There is a widespread belief that rising sea levels will inundate several Pacific island communities, and in some cases entire countries, by the end of the century (see here, here and here for example). Several recent studies that examine the geomorphology of Pacific islands, however, suggest that the situation is more complex than is often presented. They suggest that while sea-level rise (SLR) could pose a threat to some parts of the Pacific, it is unlikely to do so on its own. John Connell, an Australian geographer, suggests that:
… atolls face multiple problems, only one of which is climate change. Yet it remains impossible to attribute specific environmental changes to climate change, however much of an “aggravating factor” it appears. SLR is greater in the western Pacific than elsewhere in the region but is yet to have a significant influence on environmental change, and is not the main control on shoreline variability, erosion or island size. Flooding and coastal erosion have been the outcome of tectonic changes, El Niño Southern Oscillation-related tidal and storm surges, cyclones, wind waves and human modifications.

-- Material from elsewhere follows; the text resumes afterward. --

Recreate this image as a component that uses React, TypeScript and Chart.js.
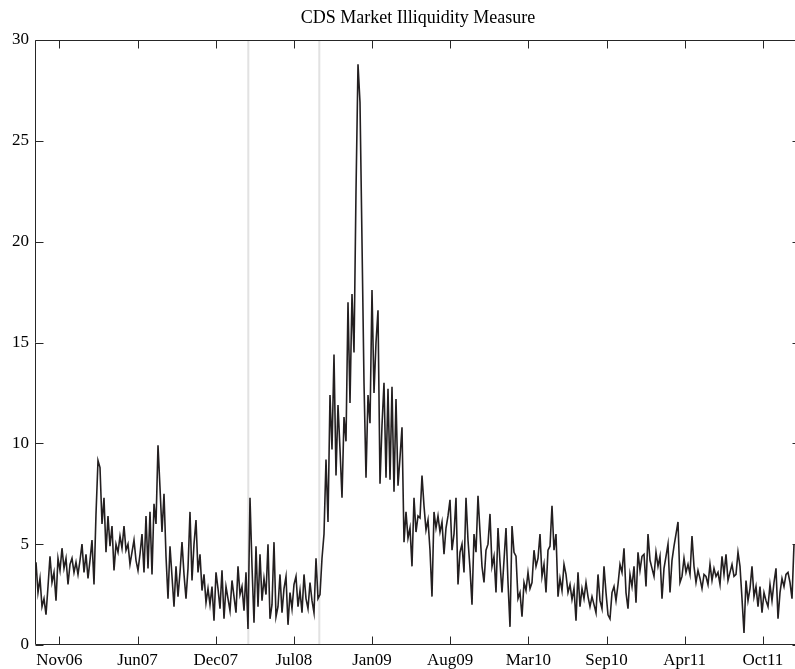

A greater understanding of the role that wave activity, tides, plate tectonics, trade winds, seawalls, corals, mangroves and coastal development play in changes to island morphology could help to shape the development of adaptation strategies.
The leaders of countries such as Kiribati and Tuvalu, which are less than five metres above sea level at their highest point, fear that rising seas will make their countries uninhabitable by the end of the century. For most of the South Pacific region, however, sea-level rise is unlikely to pose a significant threat on its own. The most dramatic changes to coastlines have so far occurred as a result of extreme events (such as earthquakes, cyclones or large tidal surges), seawalls and inappropriate planning and development.
In the Solomon Islands (where sea-level rise has been double the global average for the past 20 years), ‘rates of shoreline recession are substantially higher in areas exposed to high wave energy, indicating a synergistic interaction between sea-level rise and waves.’ A total of 11 out of 20 islands on the exposed northern coast of Isabel Province lost more than 20 per cent of their area between 1947 and 2014. Of those islands, five have been completely submerged. Meanwhile, in the more protected region around Roviana Island, the area of six islands increased slightly while that of six others decreased slightly. Understanding the role that waves and other factors play in the process could help to determine the best place to relocate people if that need should arise.
Research conducted by geomorphologists from the University of Auckland suggests that fears about sea-level rise inundating entire countries ‘are based on flawed assumptions that islands are static landforms, which will simply drown as the sea level rises. There is growing evidence that islands are geologically dynamic features that will adjust to changing sea level and climatic conditions.’ Over the past 40 years the sea level, as measured by tidal gauges in Tuvalu, rose by about twice the global average. Satellite imagery, however, indicates that the land area of Tuvalu increased by almost three per cent (73.5 hectares) since the early 1970s. There is, however, some debate as to whether that new land is habitable (the Tuvaluan Prime Minister claims that it is not). It is possible that an unusual amount of sediment, coral and other marine debris washed ashore in Tuvalu over the last four decades, thereby increasing the land area at a greater rate than normal. It is also possible that those conditions might not exist in the future and, if so, sea-level rise might pose a threat to the country.
People living on the Carteret Islands, a low-lying atoll (that was predicted to be completely submerged by 2015) to the north of the Papua New Guinean island of Bougainville, recognise ‘…that erosion is part of a “normal process” and that human agency has played some role in erosion and have long taken steps to modify and defend eroded areas and secure land elsewhere.’ Sea-level rise might be the main threat to the Carteret Islands, but there is little scientific proof that climate change is the main cause and there could be other factors involved. Connell notes that ‘Science, invariably cautious and invisible, is quite absent in the Carteret Islands; hence, sea-level rise has become the sole source of environmental change: a “garbage can anarchy” where once separate and complex phenomena have become systematically interrelated.’
Conditions in the Solomon Islands, Tuvalu and the Carteret Islands cannot simply be extrapolated to other countries or areas of the South Pacific, however, as each group of islands faces different weather, tidal and climatic conditions. A review of atoll island land areas, which analysed a dataset of 666 Pacific atoll islands spread across the region, also suggests that there is no widespread sign of physical destabilisation in the region as a result of rising sea levels. It appears that sea-level rise is yet to significantly affect the South Pacific.
That is not to say, however, that there will not be destabilisation in the future. There are suggestions that if sea levels rise more rapidly, there will be a greater chance of inundation. For most of the last 40 years, global sea levels have risen by 3-5mm per year. If that increases to around seven millimetres per year (as seen in the Solomon Islands over the last two decades) then it is possible that sea-level rise alone could threaten a greater number of Pacific islands.
If the region is to adapt to that change, however, a greater understanding of all of the factors involved in island formation and erosion will be necessary. That way people can be relocated to areas that are best able to withstand environmental change.